Readers will remember Dunn best from his recurring role as Dr. Miguelito Loveless on The Wild, Wild West television series. Dunn, a victim of a bone disease that caused his shortness (he was often incorrectly labeled a dwarf) and early death, becomes a larger-than-life figure in the hands of Dorin. Many fans may not know that Dunn was an actor on Broadway (and received a Tony nomination), had an incredibly accomplished singing voice, and was a nightclub performer, teaming with Dorin for a song-and-comedy act that became both very popular and acclaimed.

It is refreshing and welcome to finally read something about Dunn that does more than concentrate on just The Wild, Wild West portion of his career (although it IS discussed here), or that focuses almost exclusively on his size. Learning the many things we do about Dorin and Dunn’s relationship, and Dunn in particular, is both fascinating and heartbreaking. Michael Dunn had a bigger heart and was a “bigger” person than most people of normal stature, and this sentiment comes through beautifully thanks to Dorin. Rarely has an interview moved me as this one did.

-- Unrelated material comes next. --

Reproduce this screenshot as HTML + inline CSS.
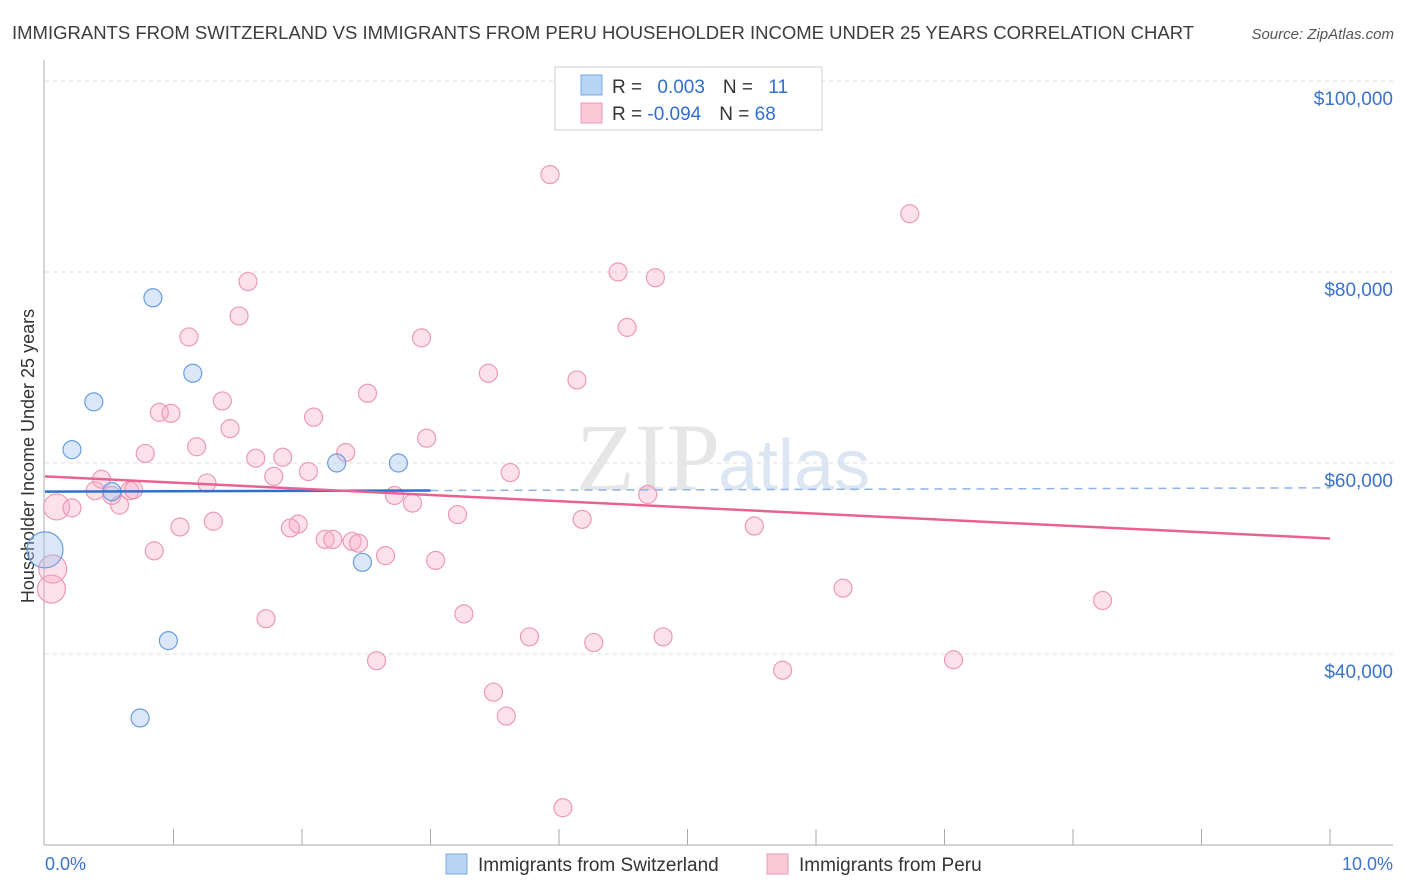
<!DOCTYPE html>
<html><head><meta charset="utf-8"><style>
body{margin:0;background:#fff;font-family:"Liberation Sans",sans-serif;}
svg{display:block}
</style></head><body>
<svg id="c" width="1406" height="892" xmlns="http://www.w3.org/2000/svg">
<text x="12" y="39" font-size="18.5" fill="#3c3c3c">IMMIGRANTS FROM SWITZERLAND VS IMMIGRANTS FROM PERU HOUSEHOLDER INCOME UNDER 25 YEARS CORRELATION CHART</text>
<text x="1394" y="39" font-size="15" fill="#555" font-style="italic" text-anchor="end">Source: ZipAtlas.com</text>
<text x="0" y="0" transform="translate(34,456) rotate(-90)" font-size="18" fill="#333" text-anchor="middle">Householder Income Under 25 years</text>
<g id="grid"></g>
<text x="720" y="490" font-size="96" fill="#e6e6e6" text-anchor="end" font-family="Liberation Serif,serif">ZIP</text>
<text x="718" y="490" font-size="72" fill="#dce6f3">atlas</text>
<g id="pts"></g>
<g id="lines"></g>
<g>
<rect x="555" y="67" width="267" height="63" fill="#fff" stroke="#ccc"/>
<rect x="581" y="75" width="21" height="20" fill="#b8d4f5" stroke="#7aa8e0"/>
<rect x="581" y="103" width="21" height="20" fill="#fcc8d6" stroke="#ee9ab2"/>
<text x="612" y="93" font-size="19" fill="#333">R = <tspan fill="#2f6fd3" dx="10">0.003</tspan><tspan dx="18" fill="#333">N = </tspan><tspan fill="#2f6fd3" dx="10">11</tspan></text>
<text x="612" y="120" font-size="19" fill="#333">R = <tspan fill="#2f6fd3">-0.094</tspan><tspan dx="18" fill="#333">N = </tspan><tspan fill="#2f6fd3">68</tspan></text>
</g>
<text x="45" y="870" font-size="18" fill="#3a72cc">0.0%</text>
<text x="1393" y="870" font-size="18" fill="#3a72cc" text-anchor="end">10.0%</text>
<g>
<rect x="446" y="854" width="21" height="20" fill="#b8d4f5" stroke="#7aa8e0"/>
<text x="478" y="871" font-size="19" fill="#333">Immigrants from Switzerland</text>
<rect x="767" y="854" width="21" height="20" fill="#fcc8d6" stroke="#ee9ab2"/>
<text x="799" y="871" font-size="19" fill="#333">Immigrants from Peru</text>
</g>
</svg>
<script>
const yTicks=[40000,60000,80000,100000];
const yTickLabels=["$40,000","$60,000","$80,000","$100,000"];
const swissX=[0.0,0.84,1.15,0.38,0.21,0.52,2.27,2.75,2.47,0.96,0.74];
const swissY=[50900,77300,69400,66400,61400,57000,60000,60000,49600,41400,33300];
const swissR=[18,9,9,9,9,9,9,9,9,9,9];
const peruX=[3.93,6.73,1.58,4.46,4.75,1.51,1.12,2.93,4.53,3.45,4.14,2.51,1.38,0.89,0.98,2.09,1.44,2.97,1.18,0.78,2.34,1.64,1.85,2.05,3.62,1.78,1.26,0.44,4.69,0.39,0.66,0.52,0.69,2.72,2.86,0.09,0.21,0.58,3.21,4.18,1.31,1.05,5.52,1.97,1.91,2.18,2.24,2.39,2.44,2.65,0.85,3.04,0.06,0.05,6.21,8.23,3.26,1.72,3.77,4.27,4.81,2.58,7.07,5.74,3.49,3.59,4.03];
const peruY=[90200,86100,79000,80000,79400,75400,73200,73100,74200,69400,68700,67300,66500,65300,65200,64800,63600,62600,61700,61000,61100,60500,60600,59100,59000,58600,57900,58300,56700,57100,57100,56600,57200,56600,55800,55400,55300,55600,54600,54100,53900,53300,53400,53600,53200,52000,52000,51800,51600,50300,50800,49800,48900,46800,46900,45600,44200,43700,41800,41200,41800,39300,39400,38300,36000,33500,23900];
const peruR=[9,9,9,9,9,9,9,9,9,9,9,9,9,9,9,9,9,9,9,9,9,9,9,9,9,9,9,9,9,9,9,9,9,9,9,13,9,9,9,9,9,9,9,9,9,9,9,9,9,9,9,9,14,14,9,9,9,9,9,9,9,9,9,9,9,9,9];
const swissTrend=[57000,57400];
const peruTrend=[58600,52100];
const swissSolidEnd=3.0;
const X=v=>45+v*128.5, Y=v=>463-(v-60000)*191/20000;
const NS="http://www.w3.org/2000/svg";
function mk(t,a,p){const e=document.createElementNS(NS,t);for(const k in a)e.setAttribute(k,a[k]);p.appendChild(e);return e;}
const g=document.getElementById('grid');
yTicks.forEach((t,i)=>{
 const l=mk('line',{x1:45,x2:1393,y1:Y(t),y2:Y(t),stroke:'#ddd','stroke-dasharray':'4,4'},g);
 
 
 const tx=mk('text',{x:1393,y:Y(t)+24,'font-size':19,fill:'#3a72cc','text-anchor':'end'},g);
 tx.textContent=yTickLabels[i];
 
 
});
mk('line',{x1:44,x2:44,y1:60,y2:845,stroke:'#aaa'},g);
mk('line',{x1:44,x2:1393,y1:845,y2:845,stroke:'#aaa'},g);
for(let i=1;i<=10;i++){const t=mk('line',{x1:X(i),x2:X(i),y1:829,y2:845,stroke:'#aaa'},g);
 
 }
const p=document.getElementById('pts');
peruX.forEach((x,i)=>{const c=mk('circle',{cx:X(x),cy:Y(peruY[i]),r:peruR[i],fill:'rgba(248,170,195,0.35)',stroke:'#ec9ab3','stroke-width':1.2},p);
 
 });
swissX.forEach((x,i)=>{const c=mk('circle',{cx:X(x),cy:Y(swissY[i]),r:swissR[i],fill:'rgba(160,195,240,0.4)',stroke:'#6a9de0','stroke-width':1.2},p);
 
 });
const L=document.getElementById('lines');
const sy=v=>swissTrend[0]+(swissTrend[1]-swissTrend[0])*v/10;
let a=mk('line',{x1:X(0),y1:Y(sy(0)),x2:X(swissSolidEnd),y2:Y(sy(swissSolidEnd)),stroke:'#2f6fd3','stroke-width':2.5},L);


a=mk('line',{x1:X(swissSolidEnd),y1:Y(sy(swissSolidEnd)),x2:X(10),y2:Y(sy(10)),stroke:'#8fb3e8','stroke-width':1.5,'stroke-dasharray':'8,6'},L);


a=mk('line',{x1:X(0),y1:Y(peruTrend[0]),x2:X(10),y2:Y(peruTrend[1]),stroke:'#e8628f','stroke-width':2.5},L);


</script>
</body></html>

The only downside to the book is my usual complaint with books from McFarland: the price. While Science Fiction Confidential is certainly well worth the price, it almost certainly is going to be out of the price range of many of the monster fans the book is intended for. Which is a shame. Monster fans shouldn’t have to wait for such an enjoyable book to arrive in a more affordable paperback version. Another winner from the genre’s best, Tom Weaver.
Fawrindhga
I found this in a library, and have only read the first chapter, but I'm hooked. It's a fascinating collection of information on our favorite sci-fi movies and the people around them. Anyone who's into old movies should have this book. Interviews with the personalities, wonderful nuggets of information about the movies, full flimographies - a perfect reference book.